Massachusetts born Dmitri Tymoczko (48) is a Harvard and Berkeley educated composer with a Guggenheim fellowship, a Rhodes Scholarship and the Tanglewood Leonard Bernstein fellowship under his belt. As well as classical, he plays rock and jazz, and he’s the author of A Geometry of Music – published by Oxford Press – which has been praised as, potentially, a modern analogue to Schoenberg’s Harmonielehre. As a musician, he exhibits a wide-ranging literary and philosophical imagination and a keen sense of humour, while his works reveal a decidedly polystylistic bent. This is the third time his work has been championed on the enterprising Bridge label.
Rube Goldberg Variations, actually the central of the three works here, refers to Rube Goldberg, the mid 20th-century American cartoonist and inventor best known for his whacky illustrations of gadgets designed to perform inherently simple tasks but invariably in indirect and highly convoluted ways (google Professor Butts and the Self-Operating Napkin if you need a way in). A four-movement, 20-minute work for brass quintet and prepared piano, its inspirations range from the kinetic sculptures of Tinguely to the composer’s own experiences of fatherhood. Ear-tickling and rhythmically compelling, Tymoczko unpacks the piano sound bit by bit from the byways of John Cage through the sharper resonances of Bach’s harpsichord and the mellow tones of the modern concert grand, all the while bathing the solo instrument in the warm waters of the brass quintet. It’s foot-tapping stuff – especially the sassy, sexy Stravinsky Fountain movement and the closer with its suggestions of massed shofars – with tastefully arrayed echoes of minimalism and fragmented jazz.
The disc opens with an eclectically scored work for saxophone, electric guitar, percussion and piano and closes with a more conventionally orchestrated work for piano quintet. The first of these (I Cannot Follow) riffs on the idea of lovers parted by death and was inspired by a Marenzio madrigal. With prominent tuned percussion, including some lovely use of vibraphone, and a sometimes distorted guitar sound reminding one of Mike Oldfield in his heyday, it’s another attractive sound world where baroque patternings meet modern jazz. I’m not sure I was left feeling any great sense of loss – the music’s motile drive was too purely enjoyable – but for a wicked musical trip I can certainly recommend a listen equipped with a decent pair of headphones.
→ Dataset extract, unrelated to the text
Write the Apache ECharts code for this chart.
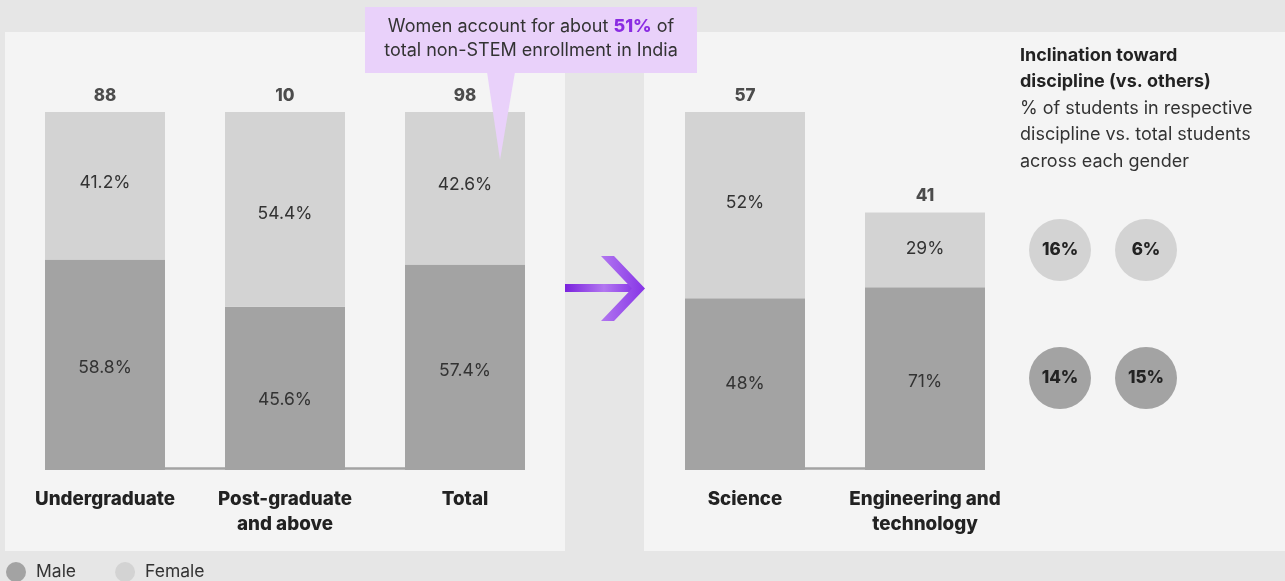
<!DOCTYPE html>
<html><head><meta charset="utf-8">
<script src="https://cdn.jsdelivr.net/npm/echarts@6/dist/echarts.min.js"></script>
<style>html,body{margin:0;padding:0;background:#e6e6e6}#c{width:1285px;height:581px}</style>
</head><body><div id="c"></div>
<script>
// ---- data ----
const levelCats = ['Undergraduate', 'Post-graduate\nand above', 'Total'];
const levelTotals = [88, 10, 98];
const levelMale = [58.8, 45.6, 57.4];
const levelFemale = [41.2, 54.4, 42.6];
const discCats = ['Science', 'Engineering and\ntechnology'];
const discTotals = [57, 41];
const discMale = [48, 71];
const discFemale = [52, 29];
const bubbleCols = ['Science', 'Engineering and technology'];
const bubbleRows = ['Female', 'Male'];
const inclFemale = [16, 6];
const inclMale = [14, 15];

// ---- style ----
const FONT = 'Inter';
const MALE = '#a3a3a3', FEMALE = '#d3d3d3', TXT = '#222';
const BARW = 120;
// small vertical nudges of in-bar labels, as placed in the original
const levelMaleLabelDy = [3, 11, 3];
const levelFemaleLabelDy = [-3, 4, -4];
const discMaleLabelDy = [0, 3];
const discFemaleLabelDy = [-2, -1];

const chart = echarts.init(document.getElementById('c'), null, {renderer: 'canvas'});

const pctLabel = (dec) => ({
  show: true, position: 'inside', color: '#333', fontFamily: FONT, fontSize: 17.5,
  formatter: p => p.data.pct.toFixed(dec) + '%'
});
const segData = (vals, pcts, dys) => vals.map((v, i) => ({value: v, pct: pcts[i], label: {offset: [0, dys[i]]}}));
const totalLabel = arr => ({
  show: true, position: 'top', distance: 8, color: TXT, fontFamily: FONT, fontSize: 17, fontWeight: 800,
  formatter: p => String(arr[p.dataIndex])
});
const catAxis = (gi, data) => ({
  type: 'category', gridIndex: gi, data: data,
  axisLine: {show: false}, axisTick: {show: false},
  axisLabel: {color: TXT, fontFamily: FONT, fontSize: 18.8, fontWeight: 800, margin: 17, lineHeight: 25, interval: 0}
});

chart.setOption({
  backgroundColor: '#e6e6e6',
  animation: false,
  textStyle: {fontFamily: FONT},
  legend: {
    data: ['Male', 'Female'], left: 1, top: 557, icon: 'circle', itemWidth: 20, itemHeight: 20, itemGap: 39,
    textStyle: {color: '#333', fontFamily: FONT, fontSize: 17.5, padding: [0, 0, 0, 5]}
  },
  grid: [
    {left: 15, width: 540, top: 112, height: 358},
    {left: 655, width: 360, top: 112, height: 358},
    {left: 1060, width: 86, top: 250, height: 128}
  ],
  xAxis: [
    catAxis(0, levelCats),
    catAxis(1, discCats),
    {type: 'category', gridIndex: 2, data: bubbleCols, boundaryGap: false, show: false}
  ],
  yAxis: [
    {type: 'value', gridIndex: 0, min: 0, max: 100, show: false},
    {type: 'value', gridIndex: 1, min: 0, max: Math.max(...discTotals), show: false},
    {type: 'category', gridIndex: 2, data: bubbleRows, boundaryGap: false, inverse: true, show: false}
  ],
  series: [
    {name: 'Male', type: 'bar', xAxisIndex: 0, yAxisIndex: 0, stack: 'l', barWidth: BARW,
      itemStyle: {color: MALE}, label: pctLabel(1), data: segData(levelMale, levelMale, levelMaleLabelDy)},
    {name: 'Female', type: 'bar', xAxisIndex: 0, yAxisIndex: 0, stack: 'l', barWidth: BARW,
      itemStyle: {color: FEMALE}, label: pctLabel(1), data: segData(levelFemale, levelFemale, levelFemaleLabelDy)},
    {name: 'totL', type: 'scatter', xAxisIndex: 0, yAxisIndex: 0, symbolSize: 0, silent: true,
      label: totalLabel(levelTotals), data: levelMale.map((m, i) => [i, m + levelFemale[i]])},
    {name: 'Male', type: 'bar', xAxisIndex: 1, yAxisIndex: 1, stack: 'r', barWidth: BARW,
      itemStyle: {color: MALE}, label: pctLabel(0),
      data: segData(discTotals.map((t, i) => t * discMale[i] / 100), discMale, discMaleLabelDy)},
    {name: 'Female', type: 'bar', xAxisIndex: 1, yAxisIndex: 1, stack: 'r', barWidth: BARW,
      itemStyle: {color: FEMALE}, label: pctLabel(0),
      data: segData(discTotals.map((t, i) => t * discFemale[i] / 100), discFemale, discFemaleLabelDy)},
    {name: 'totR', type: 'scatter', xAxisIndex: 1, yAxisIndex: 1, symbolSize: 0, silent: true,
      label: totalLabel(discTotals), data: discTotals.map((t, i) => [i, t])},
    {name: 'Female', type: 'scatter', xAxisIndex: 2, yAxisIndex: 2, symbolSize: 62, itemStyle: {color: FEMALE, opacity: 1},
      label: {show: true, position: 'inside', color: TXT, fontFamily: FONT, fontSize: 17, fontWeight: 800, formatter: p => p.value[2] + '%'},
      data: inclFemale.map((v, i) => [i, 0, v])},
    {name: 'Male', type: 'scatter', xAxisIndex: 2, yAxisIndex: 2, symbolSize: 62, itemStyle: {color: MALE, opacity: 1},
      label: {show: true, position: 'inside', color: TXT, fontFamily: FONT, fontSize: 17, fontWeight: 800, formatter: p => p.value[2] + '%'},
      data: inclMale.map((v, i) => [i, 1, v])}
  ]
});

// baselines derived from the axes
function baseline(xi, yi, n) {
  const a = chart.convertToPixel({xAxisIndex: xi, yAxisIndex: yi}, [0, 0]);
  const b = chart.convertToPixel({xAxisIndex: xi, yAxisIndex: yi}, [n - 1, 0]);
  return {type: 'line', z: 1, shape: {x1: a[0] - BARW / 2, y1: a[1] - 1.5, x2: b[0] + BARW / 2, y2: a[1] - 1.5},
    style: {stroke: MALE, lineWidth: 2.5}};
}

const arrowGrad = new echarts.graphic.LinearGradient(0, 0, 1, 0, [
  {offset: 0, color: '#7a22dd'}, {offset: 0.55, color: '#b277f0'}, {offset: 1, color: '#8634e6'}
]);

chart.setOption({
  graphic: [
    {type: 'rect', z: 0, shape: {x: 5, y: 32, width: 560, height: 519}, style: {fill: '#f4f4f4'}},
    {type: 'rect', z: 0, shape: {x: 644, y: 32, width: 641, height: 519}, style: {fill: '#f4f4f4'}},
    baseline(0, 0, levelCats.length),
    baseline(1, 1, discCats.length),
    // callout
    {type: 'rect', z: 20, shape: {x: 365, y: 7, width: 332, height: 66}, style: {fill: '#e9d1fa'}},
    {type: 'polygon', z: 20, shape: {points: [[487, 72], [515, 72], [500, 160]]}, style: {fill: '#e9d1fa'}},
    {type: 'text', z: 21, x: 531, y: 39, style: {
      text: 'Women account for about {p|51%} of\ntotal non-STEM enrollment in India',
      align: 'center', verticalAlign: 'middle', fill: '#333', font: '18px Inter', lineHeight: 24,
      rich: {p: {fill: '#8a2be2', fontWeight: 800, fontSize: 18, fontFamily: FONT, lineHeight: 24}}
    }},
    // arrow
    {type: 'rect', z: 20, shape: {x: 565, y: 284, width: 71, height: 8}, style: {fill: arrowGrad}},
    {type: 'polygon', z: 20, shape: {points: [[601, 256], [614, 256], [645, 288.5], [614, 321], [601, 321], [632, 288.5]]},
      style: {fill: new echarts.graphic.LinearGradient(0, 0, 1, 0, [{offset: 0, color: '#b277f0'}, {offset: 1, color: '#8634e6'}])}},
    // side note
    {type: 'text', z: 21, x: 1020, y: 42, style: {
      text: '{b|Inclination toward}\n{b|discipline (vs. others)}\n{r|% of students in respective}\n{r|discipline vs. total students}\n{r|across each gender}',
      fill: TXT, verticalAlign: 'top',
      rich: {
        b: {fontFamily: FONT, fontSize: 18, fontWeight: 700, lineHeight: 26.5, fill: TXT},
        r: {fontFamily: FONT, fontSize: 18, lineHeight: 26.5, fill: '#333'}
      }
    }}
  ]
});
</script>
</body></html>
The closer, S Sensation Something, is perhaps the most conventional piece on the disc, opening as it does with simple layered string lines with piano notes dropped like pearls in a pond. The endlessly irritating sleeve notes by Mark Keresman offer no illumination as to the ideas behind this enjoyable 16-minute single movement work other than to reference Shostakovich and Stravinsky. To that I might add Reich and Nyman in what revs up to be a rollercoaster ride laced with shimmering scales and plenty of syncopated energy.
All in all, an intriguing musical voice that should interest anyone in search of a new auditory experience.